Impact on WSO2 Products and Deployments¶
Following the reported incident, the WSO2 Security Team immediately collaborated with the engineering teams to review the Axios versions used across WSO2 products and services. In addition, developer machines, build environments, and WSO2-managed deployments were examined for indicators of compromise, and no evidence of impact was found.
WSO2 official product release artifacts rely on pinned dependencies defined in the package-lock.json file. Our assessment confirmed that these artifacts did not resolve to any of the malicious Axios versions associated with the incident.
Potential Exposure Conditions¶
Exposure may be possible only in cases where deployments were modified from the official release baseline. This includes scenarios in which:
- a semantic versioning range, such as ^0.30.0, was specified in the package.json file instead of an exact version, and npm install was executed; or
- npm update was executed during the incident window between March 31, 2026, 00:21 UTC and 03:15 UTC.

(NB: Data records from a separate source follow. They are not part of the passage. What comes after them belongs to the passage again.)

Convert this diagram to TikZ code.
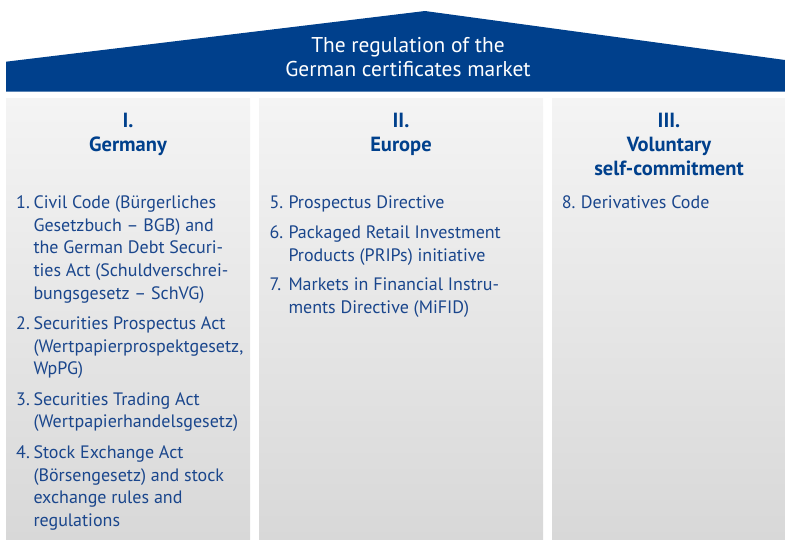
\documentclass[tikz,border=0pt]{standalone}
\usepackage{fontspec}
\setmainfont{PT Sans}
\definecolor{roofblue}{RGB}{0,64,140}
\definecolor{inkblue}{RGB}{26,70,140}
\definecolor{pillartop}{RGB}{244,244,244}
\definecolor{pillarbot}{RGB}{216,216,216}
% stacked lines, baseline on the first one
\newcommand\lstack[1]{\begin{tabular}[t]{@{}l@{}}#1\end{tabular}}
\newcommand\cstack[1]{\begin{tabular}[t]{@{}c@{}}#1\end{tabular}}
\begin{document}
\begin{tikzpicture}[x=1pt, y=-1pt,
   roof/.style={fill=roofblue, draw=none},
   pillar/.style={top color=pillartop, bottom color=pillarbot, draw=none},
   title/.style={text=white, inner sep=0pt, anchor=base,
      font=\fontsize{21.4}{23.3}\selectfont},
   head/.style={text=roofblue, inner sep=0pt, anchor=base,
      font=\fontsize{20.5}{23.7}\selectfont\bfseries},
   num/.style={text=inkblue, inner sep=0pt, anchor=base west,
      font=\fontsize{18}{22.7}\selectfont},
   item/.style={num}]
	  \useasboundingbox (0,0) rectangle (785,539);

	  % roof
	  \path[roof] (6,91.5) -- (6,61.7) -- (425,11) -- (785,60) -- (785,91.5) -- cycle;
	  \node[title] (title) at (408,52.7) {\cstack{The regulation of the\\German certificates market}};

	  % pillars
	  \foreach \l/\r in {6/250, 259/543, 552/785}
	    \path[pillar] (\l,98) rectangle (\r,539);

	  \node[head] (head1) at (128,127.7) {\cstack{I.\\Germany}};
	  \node[head] (head2) at (401,127.7) {\cstack{II.\\Europe}};
	  \node[head] (head3) at (669,127.7) {\cstack{III.\\Voluntary\\self-commitment}};

	  % I. Germany
	  \node[num]  (n1) at (16,208.5) {1.};
	  \node[item] (t1) at (33.3,208.5) {\lstack{Civil Code (Bürgerliches\\Gesetzbuch – BGB) and\\the German Debt Securi-\\ties Act (Schuldverschrei-\\bungsgesetz – SchVG)}};
	  \node[num]  (n2) at (16,329.3) {2.};
	  \node[item] (t2) at (33.3,329.3) {\lstack{Securities Prospectus Act\\(Wertpapierprospektgesetz,\\WpPG)}};
	  \node[num]  (n3) at (16,405) {3.};
	  \node[item] (t3) at (33.3,405) {\lstack{Securities Trading Act\\(Wertpapierhandelsgesetz)}};
	  \node[num]  (n4) at (16,458.3) {4.};
	  \node[item] (t4) at (33.3,458.3) {\lstack{Stock Exchange Act\\(Börsengesetz) and stock\\exchange rules and\\regulations}};

	  % II. Europe
	  \node[num]  (n5) at (269.3,208.3) {5.};
	  \node[item] (t5) at (288.3,208.3) {Prospectus Directive};
	  \node[num]  (n6) at (269.3,238.7) {6.};
	  \node[item] (t6) at (288.3,238.7) {\lstack{Packaged Retail Investment\\Products (PRIPs) initiative}};
	  \node[num]  (n7) at (269.3,290.7) {7.};
	  \node[item] (t7) at (288.3,290.7) {\lstack{Markets in Financial Instru-\\ments Directive (MiFID)}};

	  % III. self-commitment
	  \node[num]  (n8) at (561.7,208) {8.};
	  \node[item] (t8) at (580.7,208) {Derivatives Code};

	\end{tikzpicture}
\end{document}
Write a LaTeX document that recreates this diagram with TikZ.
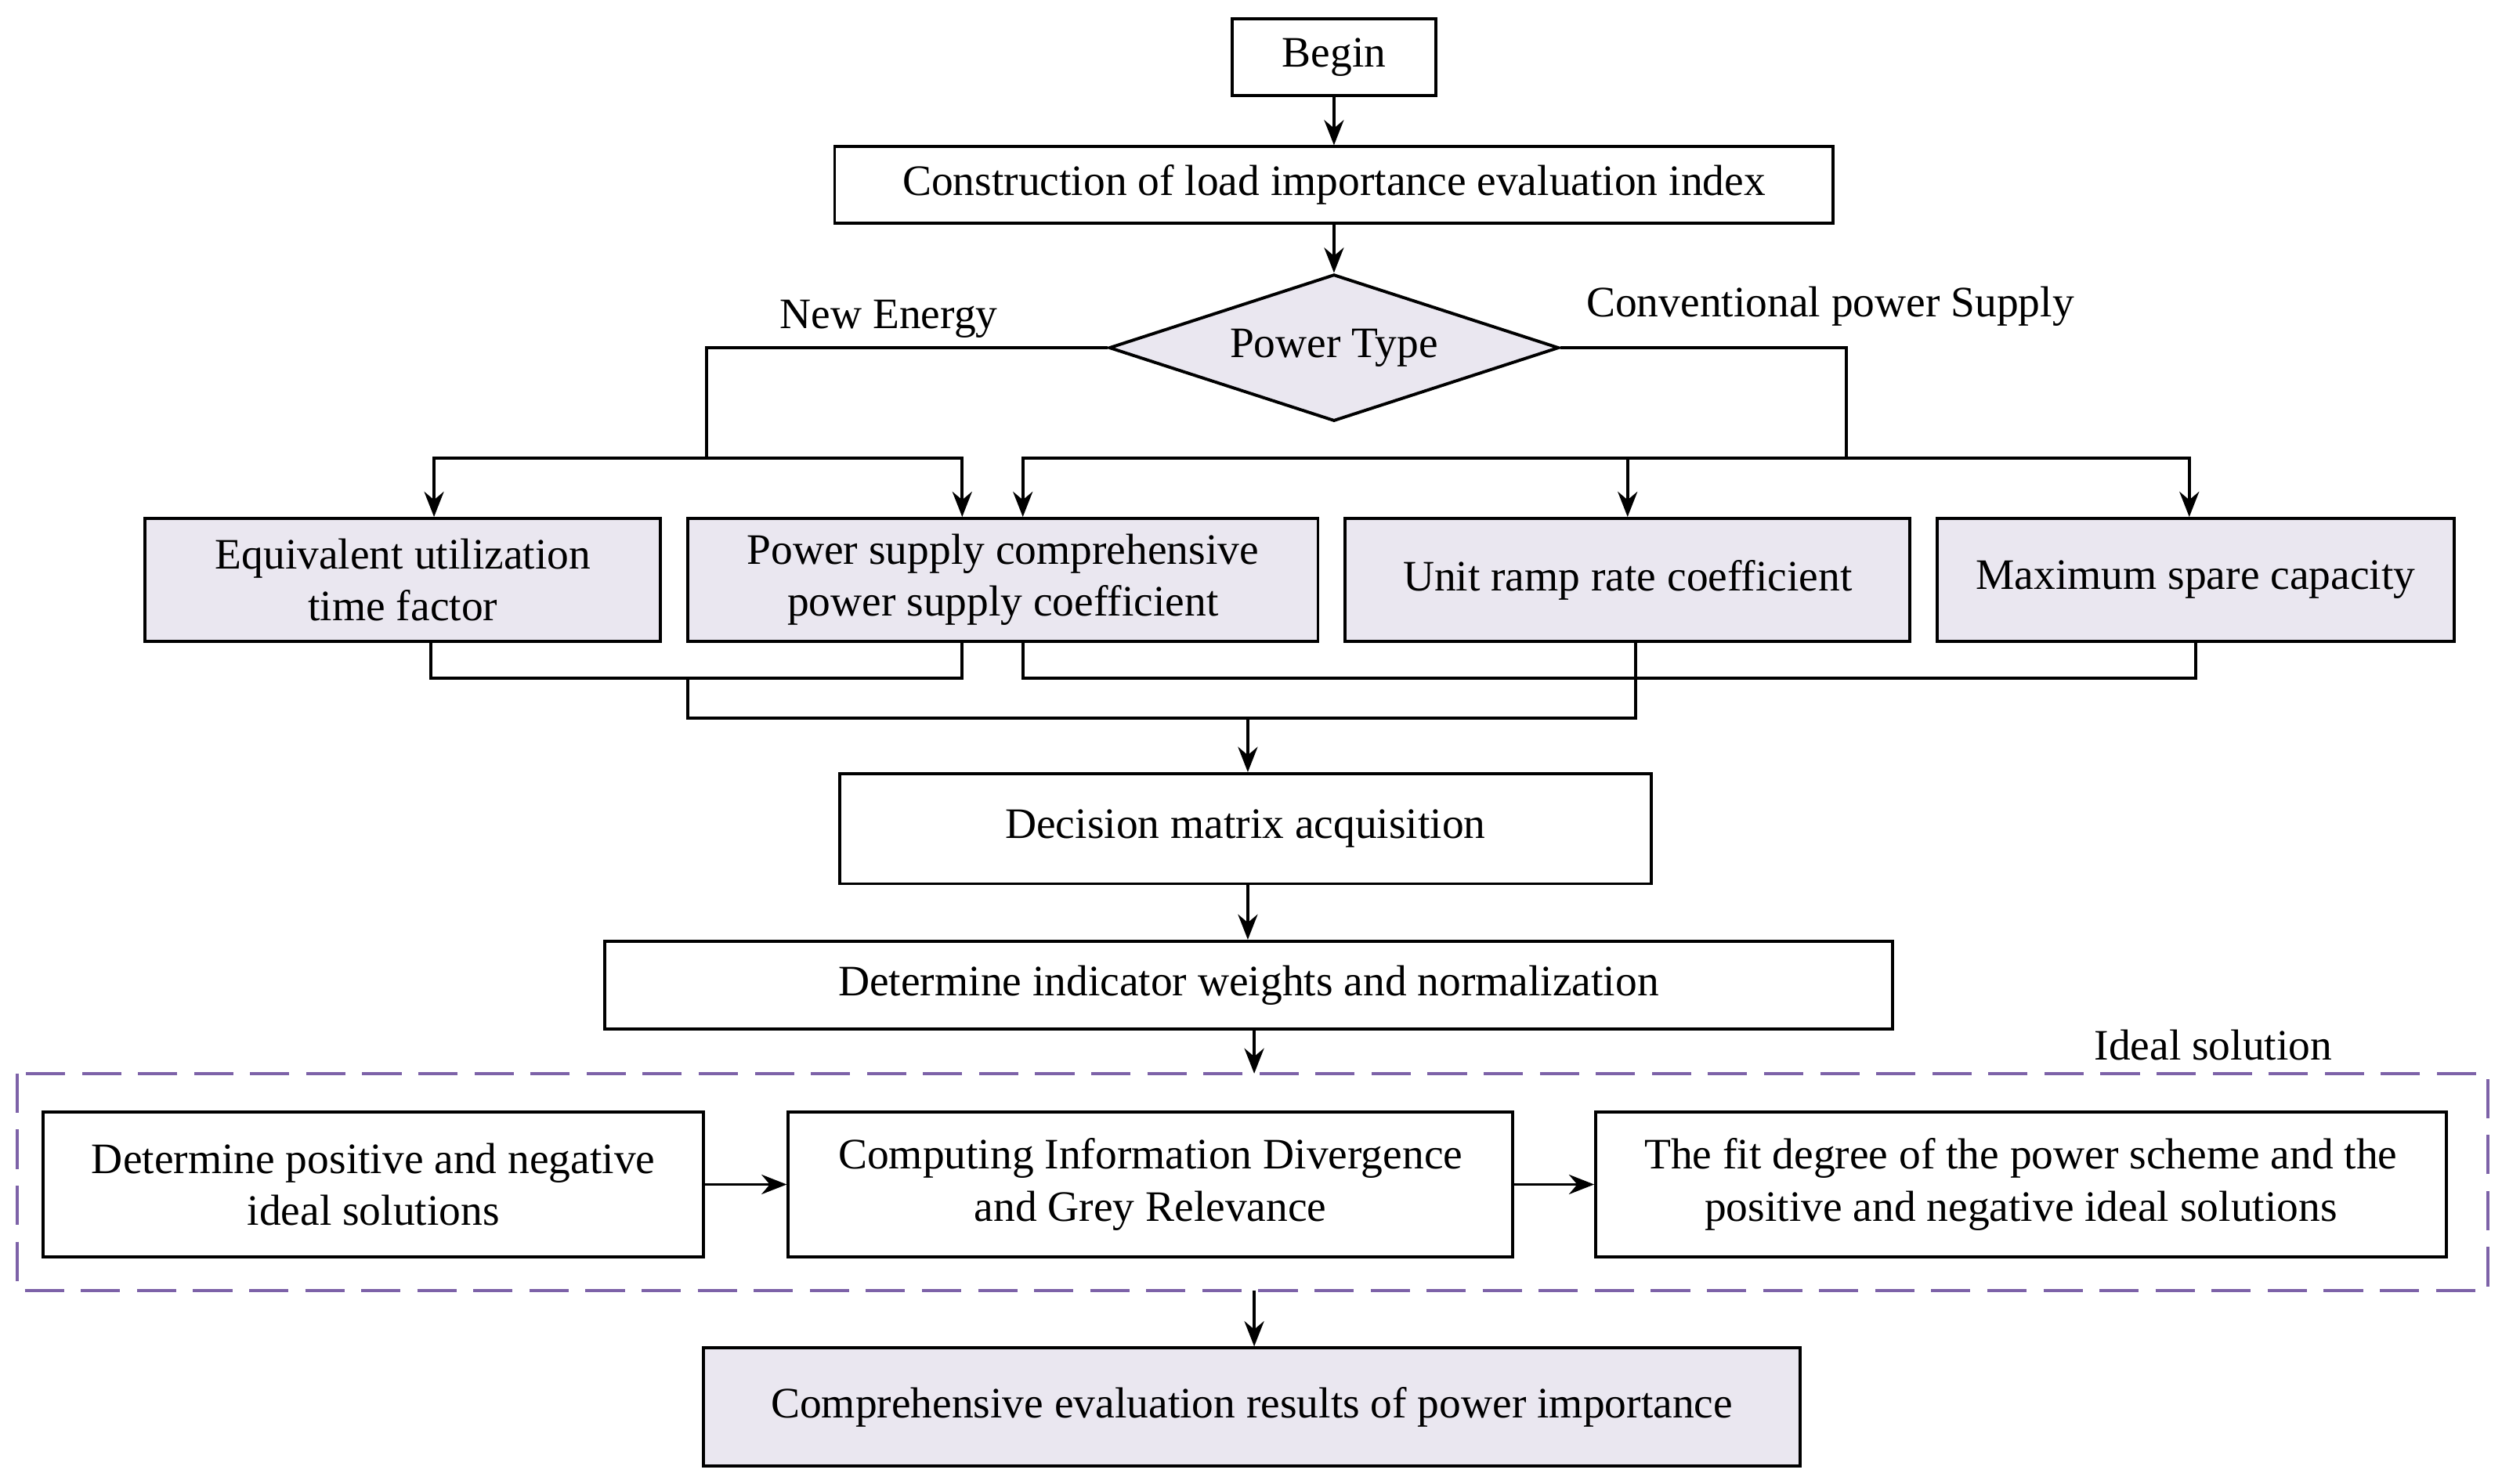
\documentclass[tikz,border=0pt]{standalone}
\usepackage{fontspec}
\setmainfont{Liberation Serif}
\usetikzlibrary{shapes.geometric,arrows.meta}
\definecolor{lav}{HTML}{EAE7F0}
\definecolor{dashpurple}{HTML}{7D62A8}

\begin{document}
\begin{tikzpicture}[x=0.02cm,y=-0.02cm,line width=1.1pt,
    box/.style={draw,inner sep=0pt,align=center,font=\fontsize{15.5}{18.5}\selectfont},
    shade/.style={box,fill=lav},
    stream/.style={-{Stealth[length=9pt,width=7pt]}},
    lbl/.style={font=\fontsize{15.5}{18.5}\selectfont}]
    \useasboundingbox (0,0) rectangle (1568,930);
    %top
    \node [box,minimum width=2.56cm,minimum height=0.96cm] (begin) at (836,36){Begin};
    \node [box,minimum width=12.52cm,minimum height=0.96cm] (build) at (836,116){Construction of load importance evaluation index};
    \node [draw,diamond,fill=lav,aspect=3.07,minimum width=5.64cm,minimum height=1.84cm,inner sep=0pt,
           font=\fontsize{15.5}{18.5}\selectfont] (type) at (836,218){Power Type};
    \node [lbl] (newlbl) at (557,200){New Energy};
    \node [lbl] (convlbl) at (1147,192){Conventional power Supply};
    \draw [stream] (begin) -- (build);
    \draw [stream] (build) -- (type);
    %indexes
    \node [shade,minimum width=6.46cm,minimum height=1.54cm] (equiv) at (252.5,363.5){Equivalent utilization\\time factor};
    \node [shade,minimum width=7.9cm,minimum height=1.54cm] (supply) at (628.5,363.5){Power supply comprehensive\\power supply coefficient};
    \node [shade,minimum width=7.08cm,minimum height=1.54cm] (ramp) at (1020,363.5){Unit ramp rate coefficient};
    \node [shade,minimum width=6.48cm,minimum height=1.54cm] (spare) at (1376,363.5){Maximum spare capacity};
    \coordinate (nl) at (443,218);
    \coordinate (nj) at (443,287);
    \coordinate (cr) at (1157,218);
    \coordinate (cj) at (1157,287);
    \draw (type.west) -- (nl) -- (nj);
    \draw [stream] (nj) -| (equiv.north -| 272,0);
    \draw [stream] (nj) -| (supply.north -| 603,0);
    \draw (type.east) -- (cr) -- (cj);
    \draw [stream] (cj) -| (supply.north -| 641,0);
    \draw [stream] (cj) -| (ramp.north);
    \draw [stream] (cj) -| (spare.north -| 1372,0);
    %merge
    \coordinate (m1) at (431,425);
    \coordinate (m2) at (782,450);
    \draw (equiv.south -| 270,0) |- (603,425) -- (supply.south -| 603,0);
    \draw (supply.south -| 641,0) |- (1376,425) -- (spare.south -| 1376,0);
    \draw (ramp.south -| 1025,0) |- (m1|-m2) -- (m1);
    %matrix
    \node [box,minimum width=10.18cm,minimum height=1.38cm] (matrix) at (780.5,519.5){Decision matrix acquisition};
    \node [box,minimum width=16.14cm,minimum height=1.1cm] (weight) at (782.5,617.5){Determine indicator weights and normalization};
    \draw [stream] (m2) -- (matrix.north -| m2);
    \draw [stream] (matrix.south -| 782,0) -- (weight.north -| 782,0);
    %ideal solution
    \draw [dashpurple,dashed,dash pattern=on 14pt off 6pt] (11,673) rectangle (1559,809);
    \node [lbl] (ideal) at (1387,655){Ideal solution};
    \coordinate (din) at (786,673);
    \coordinate (dout) at (786,809);
    \draw [stream] (weight.south -| din) -- (din);
    \node [box,minimum width=8.28cm,minimum height=1.82cm] (posneg) at (234,742.5){Determine positive and negative\\ideal solutions};
    \node [box,minimum width=9.08cm,minimum height=1.82cm] (grey) at (721,742.5){Computing Information Divergence\\and Grey Relevance};
    \node [box,minimum width=10.66cm,minimum height=1.82cm] (fit) at (1266.5,742.5){The fit degree of the power scheme and the\\positive and negative ideal solutions};
    \draw [stream] (posneg) -- (grey);
    \draw [stream] (grey) -- (fit);
    %result
    \node [shade,minimum width=13.74cm,minimum height=1.48cm] (result) at (784.5,882){Comprehensive evaluation results of power importance};
    \draw [stream] (dout) -- (result.north -| dout);
\end{tikzpicture}
\end{document}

In such cases, a malicious version may have been resolved unintentionally.
Recommended Action¶
For customized deployments, WSO2 recommends pinning the Axios version in package.json to the exact version recorded in the corresponding package-lock.json file. This helps prevent unintended resolution to compromised versions.
Conclusion¶
Based on this analysis, WSO2 products and services deployed using unmodified official release artifacts are not affected by this supply chain attack. Customers using unmodified official release artifacts are likewise not impacted.